--- START Dataset extract ---
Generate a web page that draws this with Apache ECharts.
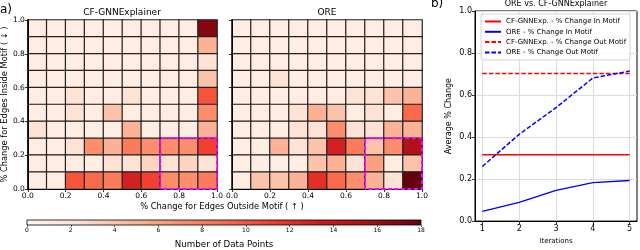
<!DOCTYPE html>
<html>
<head>
<meta charset="utf-8">
<script src="https://cdn.jsdelivr.net/npm/echarts@6/dist/echarts.min.js"></script>
<style>html,body{margin:0;padding:0;background:#fff;}#c{width:640px;height:250px;}</style>
</head>
<body>
<div id="c"></div>
<script>
// ---------- DATA ----------
const bins = ['0','1','2','3','4','5','6','7','8','9'];
// rows listed from top (0.9-1.0) to bottom (0.0-0.1); columns 0.0-0.1 ... 0.9-1.0
const cfCounts = [
  [1,1,1,1,1,1,1,1,1,17],
  [1,1,1,1,1,1,1,1,1,5],
  [1,1,1,1,1,1,1,1,1,2],
  [1,1,1,1,1,1,1,1,1,4],
  [1,1,2,1,1,2,1,1,1,10],
  [1,1,2,1,4,1,1,1,1,7],
  [2,1,1,1,1,5,1,1,1,5],
  [1,1,2,7,5,8,7,7,7,11],
  [1,1,1,1,2,2,3,2,3,2],
  [1,1,10,9,8,13,11,7,7,8]
];
const oreCounts = [
  [1,1,1,1,1,1,1,1,1,1],
  [1,1,1,1,1,1,1,1,1,1],
  [1,1,1,1,1,1,1,1,1,1],
  [1,1,2,1,1,1,1,1,1,1],
  [1,1,1,1,1,1,2,2,4,5],
  [1,1,1,2,5,4,1,2,1,9],
  [1,1,1,2,2,7,2,2,5,5],
  [1,1,5,2,4,13,8,4,7,15],
  [1,1,1,1,4,5,2,6,1,4],
  [1,4,4,5,12,9,7,5,2,18]
];
const motifBoxX = [0.7, 0.7, 1.0, 1.0, 0.7];
const motifBoxY = [0.0, 0.3, 0.3, 0.0, 0.0];
const colorRange = [0, 18];
const redsStops = ['#fff5f0','#fee0d2','#fcbba1','#fc9272','#fb6a4a','#ef3b2c','#cb181d','#a50f15','#67000d'];

const iterations = [1, 2, 3, 4, 5];
const cfIn  = [0.316, 0.316, 0.316, 0.316, 0.316];
const oreIn = [0.046, 0.089, 0.146, 0.183, 0.193];
const cfOut = [0.703, 0.703, 0.703, 0.703, 0.703];
const oreOut = [0.26, 0.413, 0.54, 0.681, 0.714];
const seriesNames = ['CF-GNNExp. - % Change In Motif','ORE - % Change In Motif','CF-GNNExp. - % Change Out Motif','ORE - % Change Out Motif'];

// ---------- BUILD ----------
const FONT = 'DejaVu Sans';
function toCells(m){
  const out = [];
  m.forEach((row, r) => row.forEach((v, c) => out.push([c, 9 - r, v])));
  return out;
}
const box = motifBoxX.map((x, i) => [x, motifBoxY[i]]);
const pair = (xs, ys) => xs.map((x, i) => [x, ys[i]]);

const chart = echarts.init(document.getElementById('c'), null, {renderer: 'canvas'});

const valAxisBase = (grid, showLabel, isY) => ({
  type: 'value', gridIndex: grid, min: 0, max: 1, interval: 0.2,
  position: isY ? 'left' : 'bottom',
  axisLine: {show: true, onZero: false, lineStyle: {color: '#000', width: 1}},
  axisTick: {show: true, length: 3, lineStyle: {color: '#000', width: 0.8}},
  axisLabel: {show: showLabel, fontSize: 7.5, fontFamily: FONT, color: '#000', margin: 3,
              formatter: v => v.toFixed(1)},
  splitLine: {show: false}, z: 5
});

const gradient = new echarts.graphic.LinearGradient(0, 0, 1, 0,
  redsStops.map((c, i) => ({offset: i / (redsStops.length - 1), color: c})));

const option = {
  animation: false,
  textStyle: {fontFamily: FONT},
  title: [
    {text: 'a)', left: 0, top: 4, padding: 0, textStyle: {fontSize: 12, fontWeight: 'normal', color: '#000', fontFamily: FONT}},
    {text: 'CF-GNNExplainer', left: 122, textAlign: 'center', top: 8, padding: 0, textStyle: {fontSize: 9, fontWeight: 'normal', color: '#000', fontFamily: FONT}},
    {text: 'ORE', left: 327, textAlign: 'center', top: 8, padding: 0, textStyle: {fontSize: 9, fontWeight: 'normal', color: '#000', fontFamily: FONT}},
    {text: '% Change for Edges Outside Motif ( ↑ )', left: 222, textAlign: 'center', top: 203, padding: 0, textStyle: {fontSize: 8.3, fontWeight: 'normal', color: '#000', fontFamily: FONT}},
    {text: 'b)', left: 431, top: -2, padding: 0, textStyle: {fontSize: 12, fontWeight: 'normal', color: '#000', fontFamily: FONT}},
    {text: 'ORE vs. CF-GNNExplainer', left: 556, textAlign: 'center', top: 0, padding: 0, textStyle: {fontSize: 8, fontWeight: 'normal', color: '#000', fontFamily: FONT}}
  ],
  grid: [
    {left: 27, top: 20, width: 190, height: 169},
    {left: 232, top: 20, width: 190, height: 169},
    {left: 27, top: 220, width: 394, height: 9},
    {left: 475, top: 11, width: 162, height: 215, show: true, borderColor: '#000', borderWidth: 1, backgroundColor: 'transparent'}
  ],
  xAxis: [
    {type: 'category', gridIndex: 0, data: bins, show: false},
    {type: 'category', gridIndex: 1, data: bins, show: false},
    valAxisBase(0, true, false),
    valAxisBase(1, true, false),
    {type: 'value', gridIndex: 2, min: colorRange[0], max: colorRange[1], interval: 2, position: 'bottom',
     axisLine: {show: false}, axisTick: {show: true, length: 2, lineStyle: {color: '#000', width: 0.6}},
     axisLabel: {fontSize: 6, fontFamily: FONT, color: '#000', margin: 2},
     splitLine: {show: false},
     name: 'Number of Data Points', nameLocation: 'middle', nameGap: 15,
     nameTextStyle: {fontSize: 8.7, fontFamily: FONT, color: '#000'}},
    {type: 'value', gridIndex: 3, min: 0.8, max: 5.2, position: 'bottom',
     axisLine: {show: true, onZero: false, lineStyle: {color: '#000', width: 1}},
     axisTick: {show: true, length: 3, customValues: iterations, lineStyle: {color: '#000', width: 0.8}},
     axisLabel: {fontSize: 8, fontFamily: FONT, color: '#000', margin: 4, customValues: iterations},
     splitLine: {show: true, lineStyle: {color: '#dcdcdc', width: 1}},
     name: 'Iterations', nameLocation: 'middle', nameGap: 15,
     nameTextStyle: {fontSize: 7, fontFamily: FONT, color: '#000'}}
  ],
  yAxis: [
    {type: 'category', gridIndex: 0, data: bins, show: false},
    {type: 'category', gridIndex: 1, data: bins, show: false},
    Object.assign(valAxisBase(0, true, true), {name: '% Change for Edges Inside Motif ( ↓ )', nameLocation: 'middle', nameGap: 17,
      nameTextStyle: {fontSize: 8.3, fontFamily: FONT, color: '#000'}}),
    valAxisBase(1, false, true),
    {type: 'value', gridIndex: 2, min: 0, max: 1, show: false},
    {type: 'value', gridIndex: 3, min: 0, max: 1, interval: 0.2,
     axisLine: {show: true, lineStyle: {color: '#000', width: 1}},
     axisTick: {show: true, length: 3, lineStyle: {color: '#000', width: 0.8}},
     axisLabel: {fontSize: 8, fontFamily: FONT, color: '#000', margin: 3, formatter: v => v.toFixed(1)},
     splitLine: {show: true, lineStyle: {color: '#dcdcdc', width: 1}},
     name: 'Average % Change', nameLocation: 'middle', nameGap: 22,
     nameTextStyle: {fontSize: 8, fontFamily: FONT, color: '#000'}}
  ],
  visualMap: {
    type: 'continuous', show: false, min: colorRange[0], max: colorRange[1], dimension: 2,
    seriesIndex: [0, 1], inRange: {color: redsStops}
  },
  legend: {
    data: seriesNames, orient: 'vertical', left: 481, top: 14,
    itemWidth: 16, itemHeight: 9, itemGap: 1.3,
    itemStyle: {opacity: 0},
    textStyle: {fontSize: 7, fontFamily: FONT, color: '#000', lineHeight: 9},
    backgroundColor: 'rgba(255,255,255,0.85)', borderColor: '#cccccc', borderWidth: 0.8, borderRadius: 2,
    padding: [3, 4, 3, 3]
  },
  series: [
    {type: 'heatmap', xAxisIndex: 0, yAxisIndex: 0, data: toCells(cfCounts),
     itemStyle: {borderColor: '#222', borderWidth: 1.2}, emphasis: {disabled: true}},
    {type: 'heatmap', xAxisIndex: 1, yAxisIndex: 1, data: toCells(oreCounts),
     itemStyle: {borderColor: '#222', borderWidth: 1.2}, emphasis: {disabled: true}},
    {type: 'line', xAxisIndex: 2, yAxisIndex: 2, data: box, symbol: 'none', clip: false, z: 10,
     lineStyle: {color: '#ff00ff', width: 2, type: [4, 2.5]}, silent: true},
    {type: 'line', xAxisIndex: 3, yAxisIndex: 3, data: box, symbol: 'none', clip: false, z: 10,
     lineStyle: {color: '#ff00ff', width: 2, type: [4, 2.5]}, silent: true},
    {type: 'custom', xAxisIndex: 4, yAxisIndex: 4, data: [colorRange], z: 3,
     renderItem: (params, api) => {
       const p0 = api.coord([api.value(0), 0]);
       const p1 = api.coord([api.value(1), 1]);
       return {type: 'rect', shape: {x: p0[0], y: p1[1], width: p1[0] - p0[0], height: p0[1] - p1[1]},
               style: {fill: gradient, stroke: '#000', lineWidth: 0.8}};
     }},
    {name: seriesNames[0], type: 'line', xAxisIndex: 5, yAxisIndex: 5, data: pair(iterations, cfIn), symbol: 'none',
     lineStyle: {color: '#ff0000', width: 1.4}, itemStyle: {color: '#ff0000'}},
    {name: seriesNames[1], type: 'line', xAxisIndex: 5, yAxisIndex: 5, data: pair(iterations, oreIn), symbol: 'none',
     lineStyle: {color: '#0000ff', width: 1.4}, itemStyle: {color: '#0000ff'}},
    {name: seriesNames[2], type: 'line', xAxisIndex: 5, yAxisIndex: 5, data: pair(iterations, cfOut), symbol: 'none',
     lineStyle: {color: '#ff0000', width: 1.5, type: [4.5, 2]}, itemStyle: {color: '#ff0000'}},
    {name: seriesNames[3], type: 'line', xAxisIndex: 5, yAxisIndex: 5, data: pair(iterations, oreOut), symbol: 'none',
     lineStyle: {color: '#0000ff', width: 1.5, type: [4.5, 2]}, itemStyle: {color: '#0000ff'}}
  ]
};
chart.setOption(option);
</script>
</body>
</html>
--- END Dataset extract ---
= Exercise details =
Pictures are excluded; extract exactly the lines from the start of the data through the line that holds "const seriesNames = ['CF-GNNExp.", both ends included.

= The result =
Generate a web page that draws this with Apache ECharts.
<!DOCTYPE html>
<html>
<head>
<meta charset="utf-8">
<script src="https://cdn.jsdelivr.net/npm/echarts@6/dist/echarts.min.js"></script>
<style>html,body{margin:0;padding:0;background:#fff;}#c{width:640px;height:250px;}</style>
</head>
<body>
<div id="c"></div>
<script>
// ---------- DATA ----------
const bins = ['0','1','2','3','4','5','6','7','8','9'];
// rows listed from top (0.9-1.0) to bottom (0.0-0.1); columns 0.0-0.1 ... 0.9-1.0
const cfCounts = [
  [1,1,1,1,1,1,1,1,1,17],
  [1,1,1,1,1,1,1,1,1,5],
  [1,1,1,1,1,1,1,1,1,2],
  [1,1,1,1,1,1,1,1,1,4],
  [1,1,2,1,1,2,1,1,1,10],
  [1,1,2,1,4,1,1,1,1,7],
  [2,1,1,1,1,5,1,1,1,5],
  [1,1,2,7,5,8,7,7,7,11],
  [1,1,1,1,2,2,3,2,3,2],
  [1,1,10,9,8,13,11,7,7,8]
];
const oreCounts = [
  [1,1,1,1,1,1,1,1,1,1],
  [1,1,1,1,1,1,1,1,1,1],
  [1,1,1,1,1,1,1,1,1,1],
  [1,1,2,1,1,1,1,1,1,1],
  [1,1,1,1,1,1,2,2,4,5],
  [1,1,1,2,5,4,1,2,1,9],
  [1,1,1,2,2,7,2,2,5,5],
  [1,1,5,2,4,13,8,4,7,15],
  [1,1,1,1,4,5,2,6,1,4],
  [1,4,4,5,12,9,7,5,2,18]
];
const motifBoxX = [0.7, 0.7, 1.0, 1.0, 0.7];
const motifBoxY = [0.0, 0.3, 0.3, 0.0, 0.0];
const colorRange = [0, 18];
const redsStops = ['#fff5f0','#fee0d2','#fcbba1','#fc9272','#fb6a4a','#ef3b2c','#cb181d','#a50f15','#67000d'];

const iterations = [1, 2, 3, 4, 5];
const cfIn  = [0.316, 0.316, 0.316, 0.316, 0.316];
const oreIn = [0.046, 0.089, 0.146, 0.183, 0.193];
const cfOut = [0.703, 0.703, 0.703, 0.703, 0.703];
const oreOut = [0.26, 0.413, 0.54, 0.681, 0.714];
const seriesNames = ['CF-GNNExp. - % Change In Motif','ORE - % Change In Motif','CF-GNNExp. - % Change Out Motif','ORE - % Change Out Motif'];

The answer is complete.